Knowing that the law precluded media identifying the fallen Labor frontbencher, did the then-Opposition take the high road, dutifully awaiting due legal process?

Of course not.

“Where is Bernard Finnigan MLC, why is he not in the chamber, and when will he resume his seat in this place?” Liberal David Ridgway asked the then-Government in Upper House Question Time in June 2011, several weeks after his arrest.

Politics trumping principle, again?

Or simply an aggressively robust expression of the right of an Opposition to seek answers?

It’s a matter of perspective, I guess.

It hasn’t been a great few days for Bruce Lander: a magistrate has questioned the manner in which he’s exercised his powers, he’s conceded that the “wheels have fallen off” the ICAC Act in SA and finally, today, former BioSA boss Jurgen Michaelis has been acquitted of an abuse of public office charge that followed an ICAC investigation.

Michaelis even, reportedly, stuck the boot in outside court, telling the Advertiser the Bio SA board “knew there was nothing wrong in any way, and I guess the minister is still asking himself what this was all about… it appears only the Commissioner has a different view of this matter and a different view of the world”.

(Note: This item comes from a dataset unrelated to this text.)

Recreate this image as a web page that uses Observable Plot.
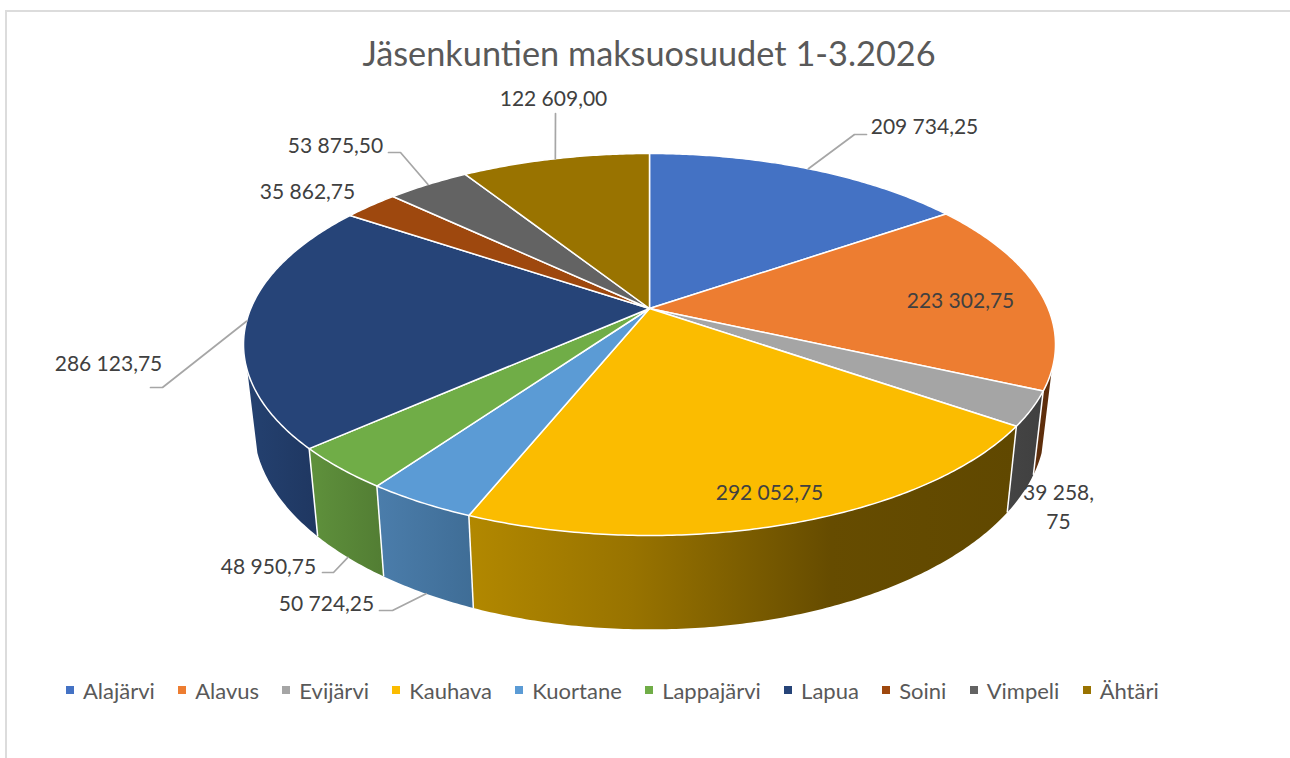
<!DOCTYPE html>
<html lang="fi">
<head>
<meta charset="utf-8">
<script src="https://cdn.jsdelivr.net/npm/d3@7"></script>
<script src="https://cdn.jsdelivr.net/npm/@observablehq/plot@0.6"></script>
<style>
  html, body { margin: 0; padding: 0; background: #fff; }
  body { width: 1290px; height: 758px; overflow: hidden; position: relative; font-family: Lato, "Open Sans", sans-serif; }
  #frame { position: absolute; left: 5px; top: 10px; right: 0; bottom: 0; border-left: 2px solid #dcdcdc; border-top: 2px solid #dcdcdc; }
  #title { position: relative; box-sizing: border-box; height: 80px; line-height: 56px; padding: 25px 0 0 8px; text-align: center; font-size: 34.3px; color: #595959; }
  #chart { position: relative; height: 570px; }
  #chart svg { display: block; background: transparent; }
  #legend { position: relative; display: flex; align-items: center; padding: 28px 0 0 66px; font-size: 22px; color: #595959; height: 24px; }
  #legend .item { display: flex; align-items: center; margin-right: 23.3px; }
  #legend i { display: inline-block; width: 8px; height: 8px; margin-right: 9px; }
</style>
</head>
<body>
<div id="frame"></div>
<div id="title">Jäsenkuntien maksuosuudet 1-3.2026</div>
<div id="chart"></div>
<div id="legend"></div>
<script>
const municipalities = ["Alajärvi", "Alavus", "Evijärvi", "Kauhava", "Kuortane", "Lappajärvi", "Lapua", "Soini", "Vimpeli", "Ähtäri"];
const payments = [209734.25, 223302.75, 39258.75, 292052.75, 50724.25, 48950.75, 286123.75, 35862.75, 53875.5, 122609];
const topColors = ["#4472C4", "#ED7D31", "#A5A5A5", "#FBBC00", "#5B9BD5", "#70AD47", "#264478", "#9E480E", "#636363", "#997300"];
const wallStops = [
  [[0, "#2c4a86"], [1, "#2c4a86"]],
  [[0, "#5f2f0c"], [1, "#5c2d0b"]],
  [[0, "#444444"], [1, "#404040"]],
  [[0, "#b28800"], [0.3, "#987300"], [0.66, "#664c00"], [1, "#604800"]],
  [[0, "#4b7dab"], [1, "#3f6d96"]],
  [[0, "#5f913c"], [1, "#527d33"]],
  [[0, "#244170"], [1, "#1f3761"]],
  [[0, "#5f2c08"], [1, "#5f2c08"]],
  [[0, "#3c3c3c"], [1, "#3c3c3c"]],
  [[0, "#5c4500"], [1, "#5c4500"]]
];

// Label layout, in pixels from the pie's centre: text centre, then optional elbow and end of the leader.
const labelPlace = [
  {x: 275, y: -184, leader: [[205, -174], [217, -174]]},
  {x: 311, y: -10},
  {x: 409, y: 197, wrap: true},
  {x: 120, y: 182},
  {x: -323, y: 293, onWall: true, leader: [[-257, 302], [-270, 302]]},
  {x: -381, y: 256, onWall: true, leader: [[-316, 264], [-327, 264]]},
  {x: -541, y: 53, leader: [[-487, 79], [-499, 79]]},
  {x: -342, y: -119},
  {x: -314, y: -165, leader: [[-249, -156], [-261, -156]]},
  {x: -96, y: -212, leader: [[-94, -195]]}
];

// Perspective of the pie: top disc, and the bottom disc seen through it.
const persp = 0.1885, spanX = 398.7, spanY = 184.2;
const shrink = 0.975, wallBase = 78, wallGrow = 0.07;
// The outer wall shows only between these two bearings (degrees clockwise from the back of the pie).
const wallFrom = 108.5 * Math.PI / 180, wallTo = 251.5 * Math.PI / 180;
function topPoint(angle) {
  const X = Math.sin(angle), Y = -Math.cos(angle), w = 1 - persp * Y;
  return {x: spanX * X / w, y: spanY * Y / w};
}
function bottomPoint(angle) {
  const p = topPoint(angle);
  return {x: p.x * shrink, y: p.y + wallBase + wallGrow * p.y};
}
function arc(start, end, f) {
  const n = Math.max(4, Math.ceil((end - start) / 0.01));
  return d3.range(n + 1).map(i => f(start + (end - start) * i / n));
}

const fiFormat = d3.formatLocale({decimal: ",", thousands: " ", grouping: [3]}).format(",.2f");
const slices = d3.pie().sort(null).value(d => d)(payments);

const wallGradients = () => {
  const defs = d3.create("svg:defs");
  wallStops.forEach((stops, i) => {
    const g = defs.append("linearGradient").attr("id", `wall-${i}`);
    stops.forEach(([o, c]) => g.append("stop").attr("offset", o).attr("stop-color", c));
  });
  return defs.node();
};

const wallMarks = slices.flatMap((s, i) => {
  const a = Math.max(s.startAngle, wallFrom), b = Math.min(s.endAngle, wallTo);
  if (a >= b) return [];
  return [Plot.line([...arc(a, b, topPoint), ...arc(a, b, bottomPoint).reverse()],
    {x: "x", y: "y", fill: `url(#wall-${i})`, stroke: "none"})];
});

const corners = slices
  .filter(s => s.startAngle > wallFrom && s.startAngle < wallTo)
  .map(s => ({a: topPoint(s.startAngle), b: bottomPoint(s.startAngle)}));
const cornerMark = Plot.link(corners, {
  x1: d => d.a.x, y1: d => d.a.y, x2: d => d.b.x, y2: d => d.b.y,
  stroke: "#ffffff", strokeWidth: 1.5
});

const faceMarks = slices.map((s, i) => {
  const c = {x: 0, y: 0};
  return Plot.line([c, ...arc(s.startAngle, s.endAngle, topPoint), c],
    {x: "x", y: "y", fill: topColors[i], stroke: "#ffffff", strokeWidth: 1.5, strokeLinejoin: "round"});
});

const leaderMarks = slices.flatMap((s, i) => {
  const place = labelPlace[i];
  if (!place.leader) return [];
  const mid = (s.startAngle + s.endAngle) / 2;
  const start = place.onWall ? bottomPoint(mid) : topPoint(mid);
  const pts = [start, ...place.leader.map(([x, y]) => ({x, y}))];
  return [Plot.line(pts, {x: "x", y: "y", stroke: "#a6a6a6", strokeWidth: 1.7})];
});

const labelRows = payments.map((v, i) => {
  const text = fiFormat(v);
  return {x: labelPlace[i].x, y: labelPlace[i].y, text: labelPlace[i].wrap ? text.replace(",", ",\n") : text};
});
const labelMark = Plot.text(labelRows, {
  x: "x", y: "y", text: "text", fill: "#404040", fontSize: 21, lineHeight: 1.35,
  textAnchor: "middle", lineAnchor: "middle", fontFamily: "Lato, 'Open Sans', sans-serif"
});

const chart = Plot.plot({
  width: 1290,
  height: 570,
  margin: 0,
  x: {domain: [-649, 641], range: [0, 1290], axis: null},
  y: {domain: [-228, 342], range: [0, 570], axis: null},
  marks: [wallGradients, ...wallMarks, cornerMark, ...faceMarks, ...leaderMarks, labelMark]
});
document.getElementById("chart").append(chart);

const legend = d3.select("#legend");
municipalities.forEach((name, i) => {
  const item = legend.append("span").attr("class", "item");
  item.append("i").style("background", topColors[i]);
  item.append("span").text(name);
});
</script>
</body>
</html>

The ill fortune could be compounded with a Labor move to refer Lander’s office to be independently reviewed, as InDaily reports today.

So, while Labor and the Libs can trade barbs about a tramline that can’t turn right, they appear to have reached a consensus of sorts this week.

They’re both at loggerheads with the state’s Independent Commissioner Against Corruption.

Tom Richardson is a senior reporter at InDaily.